Charles de Gaulle, the subject of Julian Jackson’s masterly biography, was “among the most extraordinary visionaries of the 20th century”, said Max Hastings in The Sunday Times. He led his country over two separate periods: during and immediately after the Second World War, when he spearheaded the Resistance and oversaw France’s liberation, and then between 1958 and 1969, when he came out of retirement to deliver his country from “looming civil war over Algeria”. As a man, de Gaulle wasn’t likeable: he was arrogant, humourless, graceless and “almost demented” in his lack of gratitude towards France’s allies, while his instincts as a leader were authoritarian. Yet while Jackson acknowledges his subject’s “inconsistencies and limitations”, he “leaves not a scintilla of doubt about his greatness”. De Gaulle, he writes, “saved the honour of France”. This “awesome” biography does full justice to a man who makes most modern politicians seem like “pygmies”.

De Gaulle’s “supreme moment” came in June 1940, when he flew to England and convinced Churchill to “adopt him as a symbol of France’s continuing fight” against the Nazis, said Simon Heffer in The Daily Telegraph. For the next four years, he led the Resistance from its London headquarters, before returning triumphantly to France in 1944. Yet a deeply embedded “Anglophobia” meant that he never displayed any gratitude towards his British hosts; instead, he drove them to “despair with his absurd demands and vanity”. Such behaviour was of a piece with his myth-making tendencies: convinced all his life of France’s greatness, de Gaulle refused to accept the reality of France’s dependence on her allies, and even stuck to the script after the War, when he claimed that France “had liberated itself”.

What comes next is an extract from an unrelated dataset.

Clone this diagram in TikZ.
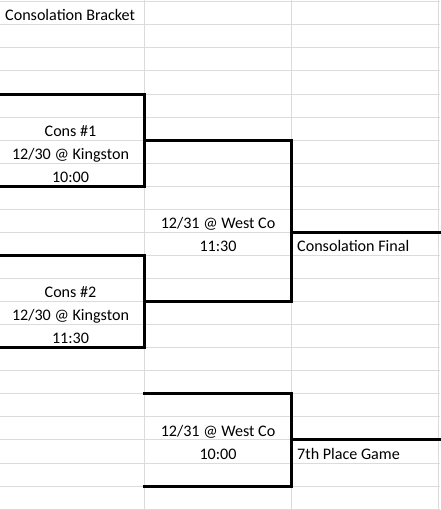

Having overseen democracy restored to his homeland, de Gaulle resigned in 1946, when his “plans for political reform failed”, said Robert Tombs in The Spectator. For the next 12 years, he “remained a brooding presence” before another national disaster – the Algerian War – enabled him “to take power on his own terms”. He started with no clear policy on the issue, “but when he realised what had to be done – to get rid of Algeria – he did it ruthlessly”. Jackson’s de Gaulle is a pragmatist rather than an idealist, and someone whose world view was a “strange mixture of the archaic and the far-sighted”. Comprehensive, scholarly and superbly readable, this is a biography that “ought to remain for years the standard work”.